From the first line of the listing below to the line with "const svg = d3.select('#chart')", print each line exactly, and nothing more. Leave out the pictures.

* **GIVEN DATA**

-------------------------

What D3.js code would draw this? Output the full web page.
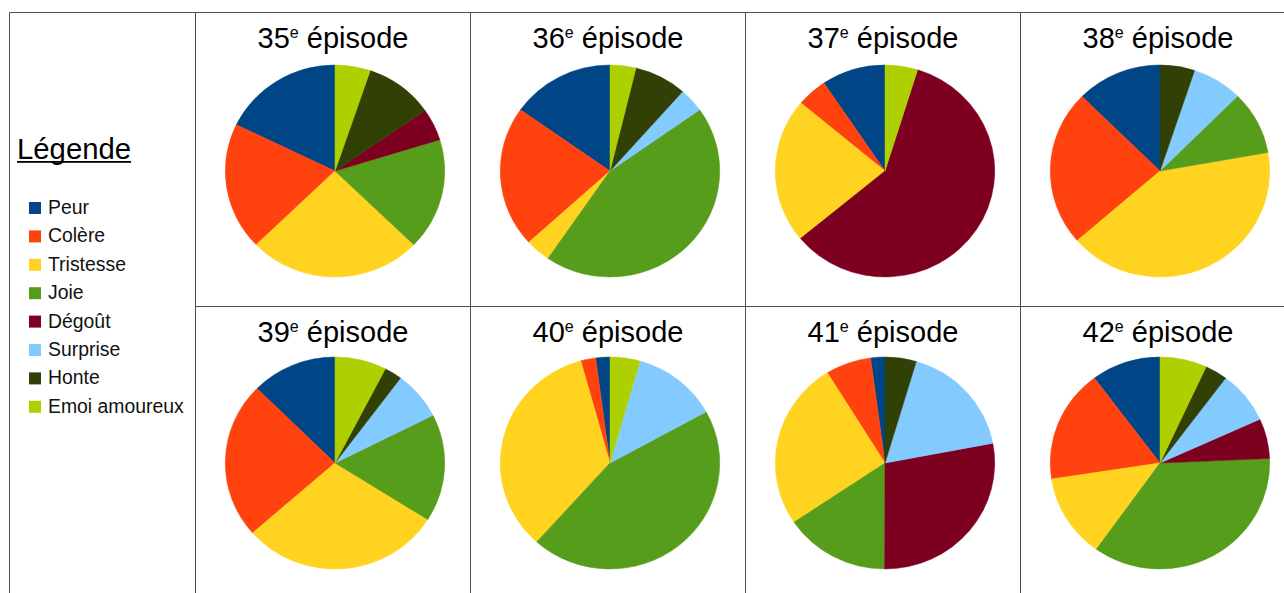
<!DOCTYPE html>
<html>
<head>
<meta charset="utf-8">
<script src="https://cdn.jsdelivr.net/npm/d3@7"></script>
<style>
  html, body { margin: 0; padding: 0; background: #fff; }
  svg { display: block; font-family: "Liberation Sans", Arial, sans-serif; }
</style>
</head>
<body>
<svg id="chart" width="1284" height="593"></svg>
<script>
// emotions, in legend order (slices run counter-clockwise from 12 o'clock in this order)
const emotions = ['Peur', 'Colère', 'Tristesse', 'Joie', 'Dégoût', 'Surprise', 'Honte', 'Emoi amoureux']
const colors = ['#004586', '#ff420e', '#ffd320', '#579d1c', '#7e0021', '#83caff', '#314004', '#aecf00']

const episodes = [35, 36, 37, 38, 39, 40, 41, 42]

// share of each emotion (%) per episode
const ep35 = [17.8, 19.4, 25.5, 17.0, 4.9, 0, 10.1, 5.2]
const ep36 = [15.2, 21.5, 3.7, 44.3, 0, 3.7, 7.7, 3.8]
const ep37 = [9.4, 4.5, 22.1, 0, 59.2, 0, 0, 4.8]
const ep38 = [12.6, 23.8, 41.4, 9.7, 0, 7.4, 5.1, 0]
const ep39 = [12.6, 23.9, 29.6, 16.4, 0, 7.4, 2.6, 7.6]
const ep40 = [2.1, 2.2, 34.1, 44.7, 0, 12.6, 0, 4.4]
const ep41 = [2.1, 6.7, 25.6, 15.5, 28.0, 17.4, 4.6, 0]
const ep42 = [10.2, 17.2, 12.7, 35.5, 6.1, 8.0, 3.3, 6.9]

const series = [ep35, ep36, ep37, ep38, ep39, ep40, ep41, ep42]

const svg = d3.select('#chart')

// table grid
const table = { left: 9.5, top: 12.5, legendW: 186, colW: 275, rowH: 294 }
const colX = d3.range(5).map(i => table.left + table.legendW + i * table.colW)
const rowY = [table.top, table.top + table.rowH]
const pieY = [171, 463]

const grid = svg.append('g')
    .attr('stroke', '#4d4d4d')
    .attr('stroke-width', 1)
    .attr('fill', 'none')

grid.append('line').attr('x1', table.left).attr('x2', 1290).attr('y1', table.top).attr('y2', table.top)
grid.append('line').attr('x1', table.left).attr('x2', table.left).attr('y1', table.top).attr('y2', 600)
colX.slice(0, 4).forEach(x => {
  grid.append('line').attr('x1', x).attr('x2', x).attr('y1', table.top).attr('y2', 600)
})
grid.append('line').attr('x1', colX[0]).attr('x2', 1290).attr('y1', rowY[1]).attr('y2', rowY[1])

// legend
const legend = svg.append('g')

const legendTitle = legend.append('text')
    .attr('x', 17)
    .attr('y', 159)
    .attr('font-size', 29.3)
    .attr('fill', '#000')
    .text('Légende')

let titleW = legendTitle.node().getComputedTextLength()
legend.append('rect')
    .attr('x', 17)
    .attr('y', 161)
    .attr('width', titleW)
    .attr('height', 1.8)
    .attr('fill', '#000')

let item = legend.selectAll('g.item')
    .data(emotions)
    .enter().append('g')
    .attr('class', 'item')
    .attr('transform', (d, i) => `translate(0, ${214 + i * 28.4})`)

item.append('rect')
    .attr('x', 29)
    .attr('y', -12)
    .attr('width', 12)
    .attr('height', 12)
    .attr('fill', (d, i) => colors[i])

item.append('text')
    .attr('x', 48)
    .attr('y', 0)
    .attr('font-size', 19.4)
    .attr('fill', '#111')
    .text(d => d)

// pies
const pie = d3.pie()
    .sort(null)
    .startAngle(0)
    .endAngle(-2 * Math.PI)

const radius = 106
const arc = d3.arc().innerRadius(0).outerRadius(radius)
const color = d3.scaleOrdinal().domain(emotions).range(colors)

episodes.forEach((ep, k) => {
  let col = k % 4
  let row = Math.floor(k / 4)
  let cx = (colX[col] + colX[col] + table.colW) / 2

  let title = svg.append('text')
      .attr('x', cx)
      .attr('y', rowY[row] + 35.5)
      .attr('text-anchor', 'middle')
      .attr('font-size', 29)
      .attr('fill', '#000')
  title.append('tspan').text(ep)
  title.append('tspan').attr('font-size', 16).attr('dy', -10).text('e')
  title.append('tspan').attr('dy', 10).text(' épisode')

  let data = emotions.map((e, i) => ({ emotion: e, value: series[k][i] }))
  let g = svg.append('g')
      .attr('transform', `translate(${cx + 2}, ${pieY[row]}) scale(1.035, 1)`)

  g.selectAll('path')
      .data(pie.value(d => d.value)(data).filter(d => d.data.value > 0))
      .enter().append('path')
      .attr('d', arc)
      .attr('fill', d => color(d.data.emotion))
      .attr('stroke', d => color(d.data.emotion))
      .attr('stroke-width', 0.5)
})
</script>
</body>
</html>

-------------------------

* **SOLVED EXERCISE**
What D3.js code would draw this? Output the full web page.
<!DOCTYPE html>
<html>
<head>
<meta charset="utf-8">
<script src="https://cdn.jsdelivr.net/npm/d3@7"></script>
<style>
  html, body { margin: 0; padding: 0; background: #fff; }
  svg { display: block; font-family: "Liberation Sans", Arial, sans-serif; }
</style>
</head>
<body>
<svg id="chart" width="1284" height="593"></svg>
<script>
// emotions, in legend order (slices run counter-clockwise from 12 o'clock in this order)
const emotions = ['Peur', 'Colère', 'Tristesse', 'Joie', 'Dégoût', 'Surprise', 'Honte', 'Emoi amoureux']
const colors = ['#004586', '#ff420e', '#ffd320', '#579d1c', '#7e0021', '#83caff', '#314004', '#aecf00']

const episodes = [35, 36, 37, 38, 39, 40, 41, 42]

// share of each emotion (%) per episode
const ep35 = [17.8, 19.4, 25.5, 17.0, 4.9, 0, 10.1, 5.2]
const ep36 = [15.2, 21.5, 3.7, 44.3, 0, 3.7, 7.7, 3.8]
const ep37 = [9.4, 4.5, 22.1, 0, 59.2, 0, 0, 4.8]
const ep38 = [12.6, 23.8, 41.4, 9.7, 0, 7.4, 5.1, 0]
const ep39 = [12.6, 23.9, 29.6, 16.4, 0, 7.4, 2.6, 7.6]
const ep40 = [2.1, 2.2, 34.1, 44.7, 0, 12.6, 0, 4.4]
const ep41 = [2.1, 6.7, 25.6, 15.5, 28.0, 17.4, 4.6, 0]
const ep42 = [10.2, 17.2, 12.7, 35.5, 6.1, 8.0, 3.3, 6.9]

const series = [ep35, ep36, ep37, ep38, ep39, ep40, ep41, ep42]

const svg = d3.select('#chart')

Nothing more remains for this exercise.